While the video has been screened at over 50 universities, community centers, and film festivals in the US and Canada – the primary destinations for the produce shown in the film – it is also streamed on the website of Fair Food Across Borders (www.fairfoodab.org), a consumer-oriented campaign that contextualizes the jornaleros’ situation, outlines Mexican labor law, and urges consumers to demand more transparency about where their food comes from.

Viewers, Halkin says, are “particularly impacted by the amount of children in the field and the use of pesticides without any kind of protection for the workers.”

While the legal working age in Mexico is 14, about 20 percent of the labor force in agricultural camps is under that age. The film makes clear that parents need their children to work because they need the income.

One of the examples that Tlachinollan will use in its IACHR hearing is the case of David Salgado Aranda, an eight-year-old boy who died at a camp in January 2007 when he tripped over a wire and fell into the path of an oncoming tractor. According to a summary of the case on Tlachinollan’s website (www.tlachinollan.org), David’s death certificate was made to read that:

“the cause of death was a ‘traumatic brain injury’ which occurred on a ‘public road.’ This would mean that David’s death had occurred outside the field and that the trauma was caused by a blow or a fall, which would relieve the agricultural company of any liability, as it does not recognize that the boy was working as an agricultural laborer for the company at the time of his death.”

Although the president of the Senate’s Human Rights Commission, together with seven senators, did sign a point of agreement in March 2007 in exhorting more attention from Department of Labor and Social Security, and the government of Sinaloa, Nemecio says the case remains unresolved.

“[The company] practically has not paid an indemnity to the family,” says Nemecio. “The case is still open.”
Meanwhile, Nemecio says: “The conditions remain the same.” In addition to David’s case, Tlachinollan has documented six other cases of children dying in the fields.

Pushing for change

This is the first time a case on internal migration in Mexico has been presented before the IACHR. “Being able to position this topic is very emblematic,” says Nemecio.

Unlike when migrants leave for the US, the fact that this population stays within Mexico’s borders means the State should be able to more vigilant about their working and living conditions, says Nemecio. However, “the State’s reaction… is very limited,” she says. “There are many omissions.”

Nemecio says that the corresponding government bodies are the Secretaría de Trabajo y Previsión Social (Department of Labor and Social Security), Secretaría de Desarollo Social (Department of Social Development), Secretaría de Salud (Department of Health), Secretaría de Educación Pública (Department of Public Education), and the Comisión Nacional pare el Desarollo de los Pueblos Indígenas (National Commission for the Development of Indigenous Groups).

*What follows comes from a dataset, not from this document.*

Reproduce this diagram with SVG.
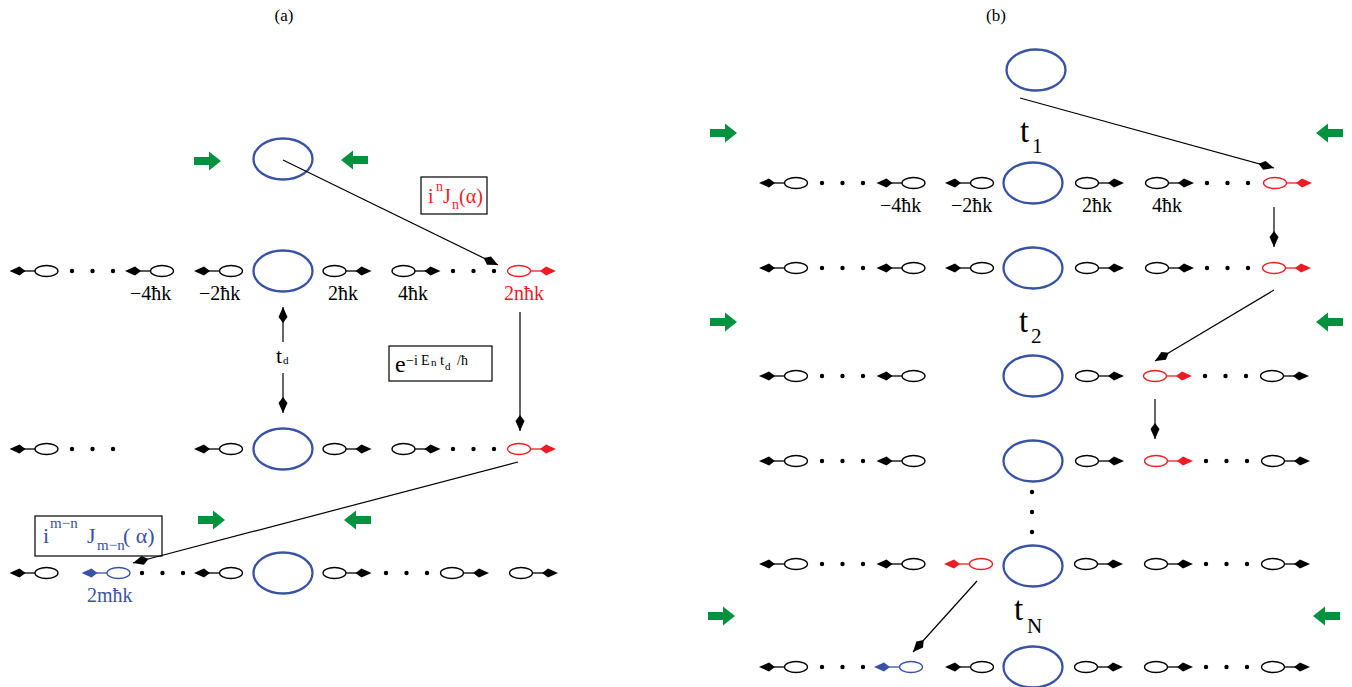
<svg xmlns="http://www.w3.org/2000/svg" xmlns:xlink="http://www.w3.org/1999/xlink" width="1352" height="687" viewBox="0 0 1352 687">
<style>
.big{fill:none;stroke:#3953a4;stroke-width:2.3}
.dot{fill:#000}
.con{stroke:#000;stroke-width:1.2;fill:none}
.t{font-family:"Liberation Serif","DejaVu Serif","Times New Roman",serif;fill:#000}
.red{fill:#ed1c24}
.blue{fill:#3953a4}
.box{fill:none;stroke:#000;stroke-width:1.2}
</style>
<defs>
<g id="uR"><ellipse cx="0" cy="0" rx="11.5" ry="5.5" fill="none" stroke="currentColor" stroke-width="1.3"/><line x1="11.5" y1="0" x2="23" y2="0" stroke="currentColor" stroke-width="1.3"/><polygon points="37,0 27,-4.5 21,0 27,4.5" fill="currentColor"/></g>
<g id="uL"><use href="#uR" xlink:href="#uR" transform="scale(-1,1)"/></g>
<path id="gR" d="M0,-4 H15 V-9.5 L27,0 L15,9.5 V4 H0 Z" fill="#00923f"/>
<g id="gL"><use href="#gR" xlink:href="#gR" transform="scale(-1,1)"/></g>
<g id="dots3"><circle cx="0" cy="0" r="2.2"/><circle cx="20.5" cy="0" r="2.2"/><circle cx="41" cy="0" r="2.2"/></g>
<marker id="kite" viewBox="-18 -6 20 12" refX="0" refY="0" markerWidth="20" markerHeight="12" markerUnits="userSpaceOnUse" orient="auto"><polygon points="0,0 -10,-4.5 -16,0 -10,4.5" fill="#000"/></marker>
<marker id="kiteS" viewBox="-2 -6 20 12" refX="0" refY="0" markerWidth="20" markerHeight="12" markerUnits="userSpaceOnUse" orient="auto"><polygon points="0,0 10,-4.5 16,0 10,4.5" fill="#000"/></marker>
</defs>
<rect width="1352" height="687" fill="#fff"/>

<!-- titles -->
<text class="t" x="284" y="21" font-size="17" text-anchor="middle">(a)</text>
<text class="t" x="996" y="21" font-size="17" text-anchor="middle">(b)</text>

<!-- ===== Panel (a) ===== -->
<g id="a-top"><ellipse class="big" cx="283" cy="159" rx="29.5" ry="20.5"/></g>
<g id="a-green" >
<use href="#gR" xlink:href="#gR" x="194" y="161"/>
<use href="#gL" xlink:href="#gL" x="368" y="160"/>
<use href="#gR" xlink:href="#gR" x="198" y="520"/>
<use href="#gL" xlink:href="#gL" x="371" y="520"/>
</g>

<g id="a-row1" color="#000">
<use href="#uL" xlink:href="#uL" x="46.5" y="271"/>
<use href="#dots3" xlink:href="#dots3" x="72" y="271"/>
<use href="#uL" xlink:href="#uL" x="162" y="271"/>
<use href="#uL" xlink:href="#uL" x="231" y="271"/>
<ellipse class="big" cx="283" cy="271" rx="29.5" ry="20.5"/>
<use href="#uR" xlink:href="#uR" x="334.5" y="271"/>
<use href="#uR" xlink:href="#uR" x="403.5" y="271"/>
<use href="#dots3" xlink:href="#dots3" x="453" y="271"/>
<use href="#uR" xlink:href="#uR" x="519" y="271" color="#ed1c24"/>
<text class="t" x="130" y="300" font-size="20">−4ħk</text>
<text class="t" x="199" y="300" font-size="20">−2ħk</text>
<text class="t" x="328" y="300" font-size="20">2ħk</text>
<text class="t" x="398" y="300" font-size="20">4ħk</text>
<text class="t red" x="504" y="300" font-size="20">2nħk</text>
</g>

<g id="a-row2" color="#000">
<use href="#uL" xlink:href="#uL" x="46.5" y="449"/>
<use href="#dots3" xlink:href="#dots3" x="72" y="449"/>
<use href="#uL" xlink:href="#uL" x="231" y="449"/>
<ellipse class="big" cx="283" cy="449" rx="29.5" ry="20.5"/>
<use href="#uR" xlink:href="#uR" x="334.5" y="449"/>
<use href="#uR" xlink:href="#uR" x="403.5" y="449"/>
<use href="#dots3" xlink:href="#dots3" x="453" y="449"/>
<use href="#uR" xlink:href="#uR" x="519" y="449" color="#ed1c24"/>
</g>

<g id="a-row3" color="#000">
<use href="#uL" xlink:href="#uL" x="46.5" y="573"/>
<use href="#uL" xlink:href="#uL" x="118.5" y="573" color="#3953a4"/>
<use href="#dots3" xlink:href="#dots3" x="142" y="573"/>
<use href="#uL" xlink:href="#uL" x="231" y="573"/>
<ellipse class="big" cx="283" cy="573" rx="29.5" ry="20.5"/>
<use href="#uR" xlink:href="#uR" x="334.5" y="573"/>
<use href="#dots3" xlink:href="#dots3" x="386" y="573"/>
<use href="#uR" xlink:href="#uR" x="452" y="573"/>
<use href="#uR" xlink:href="#uR" x="521" y="573"/>
<text class="t blue" x="87" y="602" font-size="20">2mħk</text>
</g>

<g id="a-box1">
<rect class="box" x="421" y="177" width="66" height="37"/>
<text class="t red" font-size="20"><tspan x="428" y="203">i</tspan><tspan x="436" y="191" font-size="14">n</tspan><tspan x="443" y="203">J</tspan><tspan x="452" y="209" font-size="14">n</tspan><tspan x="459" y="203">(α)</tspan></text>
</g>
<g id="a-box2">
<rect class="box" x="389" y="346" width="103" height="35"/>
<text class="t" font-size="24"><tspan x="395" y="372">e</tspan><tspan x="406" y="365" font-size="14">−i</tspan><tspan x="421" y="365" font-size="14">E</tspan><tspan x="431" y="366" font-size="11">n</tspan><tspan x="440" y="365" font-size="15">t</tspan><tspan x="445" y="370" font-size="11">d</tspan><tspan x="457" y="365" font-size="14">/ħ</tspan></text>
</g>
<g id="a-box3">
<rect class="box" x="35" y="516" width="127" height="40"/>
<text class="t blue" font-size="22"><tspan x="43" y="543">i</tspan><tspan x="50" y="528" font-size="15">m−n</tspan><tspan x="87" y="543">J</tspan><tspan x="97" y="550" font-size="15">m−n</tspan><tspan x="123" y="543">( α)</tspan></text>
</g>
<g id="a-td">
<text class="t" font-size="22"><tspan x="276" y="363">t</tspan><tspan x="283" y="364" font-size="11">d</tspan></text>
</g>

<g id="a-connectors">
<line class="con" x1="283" y1="160" x2="498" y2="265" marker-end="url(#kite)"/>
<line class="con" x1="520" y1="312" x2="520" y2="431" marker-end="url(#kite)"/>
<line class="con" x1="518" y1="462" x2="133" y2="563" marker-end="url(#kite)"/>
<line class="con" x1="283" y1="307" x2="283" y2="342" marker-start="url(#kiteS)"/>
<line class="con" x1="283" y1="373" x2="283" y2="413" marker-end="url(#kite)"/>
</g>

<!-- ===== Panel (b) ===== -->
<g id="b-top"><ellipse class="big" cx="1036" cy="70" rx="29.5" ry="20.5"/></g>
<g id="b-green">
<use href="#gR" xlink:href="#gR" x="710" y="133"/>
<use href="#gL" xlink:href="#gL" x="1343" y="133"/>
<use href="#gR" xlink:href="#gR" x="710" y="322"/>
<use href="#gL" xlink:href="#gL" x="1343" y="322"/>
<use href="#gR" xlink:href="#gR" x="708" y="616"/>
<use href="#gL" xlink:href="#gL" x="1340" y="616"/>
</g>

<g id="b-labels">
<text class="t" font-size="33"><tspan x="1020" y="142">t</tspan><tspan x="1032" y="153" font-size="21">1</tspan></text>
<text class="t" font-size="33"><tspan x="1019" y="332">t</tspan><tspan x="1031" y="343" font-size="21">2</tspan></text>
<text class="t" font-size="33"><tspan x="1014" y="620">t</tspan><tspan x="1027" y="633" font-size="21">N</tspan></text>
</g>

<g id="b-row1" color="#000">
<use href="#uL" xlink:href="#uL" x="796" y="183"/>
<use href="#dots3" xlink:href="#dots3" x="822" y="183"/>
<use href="#uL" xlink:href="#uL" x="913.5" y="183"/>
<use href="#uL" xlink:href="#uL" x="982" y="183"/>
<ellipse class="big" cx="1033" cy="183" rx="29.5" ry="20.5"/>
<use href="#uR" xlink:href="#uR" x="1087" y="183"/>
<use href="#uR" xlink:href="#uR" x="1157" y="183"/>
<use href="#dots3" xlink:href="#dots3" x="1207" y="183"/>
<use href="#uR" xlink:href="#uR" x="1275" y="183" color="#ed1c24"/>
<text class="t" x="880" y="212" font-size="20">−4ħk</text>
<text class="t" x="951" y="212" font-size="20">−2ħk</text>
<text class="t" x="1082" y="212" font-size="20">2ħk</text>
<text class="t" x="1152" y="212" font-size="20">4ħk</text>
</g>

<g id="b-row2" color="#000">
<use href="#uL" xlink:href="#uL" x="796" y="268"/>
<use href="#dots3" xlink:href="#dots3" x="822" y="268"/>
<use href="#uL" xlink:href="#uL" x="913.5" y="268"/>
<use href="#uL" xlink:href="#uL" x="982" y="268"/>
<ellipse class="big" cx="1033" cy="268" rx="29.5" ry="20.5"/>
<use href="#uR" xlink:href="#uR" x="1087" y="268"/>
<use href="#uR" xlink:href="#uR" x="1157" y="268"/>
<use href="#dots3" xlink:href="#dots3" x="1207" y="268"/>
<use href="#uR" xlink:href="#uR" x="1274" y="268" color="#ed1c24"/>
</g>

<g id="b-row3" color="#000">
<use href="#uL" xlink:href="#uL" x="796" y="376"/>
<use href="#dots3" xlink:href="#dots3" x="822" y="376"/>
<use href="#uL" xlink:href="#uL" x="913.5" y="376"/>
<ellipse class="big" cx="1033" cy="376" rx="29.5" ry="20.5"/>
<use href="#uR" xlink:href="#uR" x="1087" y="376"/>
<use href="#uR" xlink:href="#uR" x="1155" y="376" color="#ed1c24"/>
<use href="#dots3" xlink:href="#dots3" x="1205" y="376"/>
<use href="#uR" xlink:href="#uR" x="1272" y="376"/>
</g>

<g id="b-row4" color="#000">
<use href="#uL" xlink:href="#uL" x="796" y="461"/>
<use href="#dots3" xlink:href="#dots3" x="822" y="461"/>
<use href="#uL" xlink:href="#uL" x="913.5" y="461"/>
<ellipse class="big" cx="1033" cy="461" rx="29.5" ry="20.5"/>
<use href="#uR" xlink:href="#uR" x="1087" y="461"/>
<use href="#uR" xlink:href="#uR" x="1156" y="461" color="#ed1c24"/>
<use href="#dots3" xlink:href="#dots3" x="1206" y="461"/>
<use href="#uR" xlink:href="#uR" x="1273" y="461"/>
</g>

<g id="b-vdots">
<circle cx="1032" cy="492" r="2.2"/>
<circle cx="1032" cy="512" r="2.2"/>
<circle cx="1032" cy="532" r="2.2"/>
</g>

<g id="b-row5" color="#000">
<use href="#uL" xlink:href="#uL" x="796" y="564"/>
<use href="#dots3" xlink:href="#dots3" x="822" y="564"/>
<use href="#uL" xlink:href="#uL" x="913.5" y="564"/>
<use href="#uL" xlink:href="#uL" x="981" y="564" color="#ed1c24"/>
<ellipse class="big" cx="1033" cy="566" rx="29.5" ry="20.5"/>
<use href="#uR" xlink:href="#uR" x="1086" y="564"/>
<use href="#uR" xlink:href="#uR" x="1156" y="564"/>
<use href="#dots3" xlink:href="#dots3" x="1206" y="564"/>
<use href="#uR" xlink:href="#uR" x="1273" y="564"/>
</g>

<g id="b-row6" color="#000">
<use href="#uL" xlink:href="#uL" x="796" y="667"/>
<use href="#dots3" xlink:href="#dots3" x="822" y="667"/>
<use href="#uL" xlink:href="#uL" x="911" y="667" color="#3953a4"/>
<use href="#uL" xlink:href="#uL" x="982" y="667"/>
<ellipse class="big" cx="1033" cy="667" rx="29.5" ry="20.5"/>
<use href="#uR" xlink:href="#uR" x="1086" y="667"/>
<use href="#uR" xlink:href="#uR" x="1156" y="667"/>
<use href="#dots3" xlink:href="#dots3" x="1206" y="667"/>
<use href="#uR" xlink:href="#uR" x="1273" y="667"/>
</g>

<g id="b-connectors">
<line class="con" x1="1020" y1="98" x2="1274" y2="168" marker-end="url(#kite)"/>
<line class="con" x1="1274" y1="207" x2="1274" y2="247" marker-end="url(#kite)"/>
<line class="con" x1="1274" y1="290" x2="1155" y2="361" marker-end="url(#kite)"/>
<line class="con" x1="1155" y1="399" x2="1155" y2="439" marker-end="url(#kite)"/>
<line class="con" x1="977" y1="581" x2="913" y2="652" marker-end="url(#kite)"/>
</g>
</svg>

Tlachinollan is pushing for “monitoring, continual regulation… an entire, integrated mechanism” that will afford working and living conditions in compliance with federal law and international human rights standards.

On the other side of the border, Halkin sees documentaries like Paying the Price as advocacy tools that educate consumers and effect change through consumer demand. Some of the actions recommended on the Fair Food Across Borders website include letter writing to the agribusiness association in Sinaloa, and a demand for more “supermarket transparency” in the US. Supermarkets are required to disclose what country food has been imported from, but do not have to specify from which state or agribusiness.

“It’s important to create a constituency around this video,” says Halkin. “It’s been extremely useful… to really get an understanding of Mexico that is not available in the mass media at all.”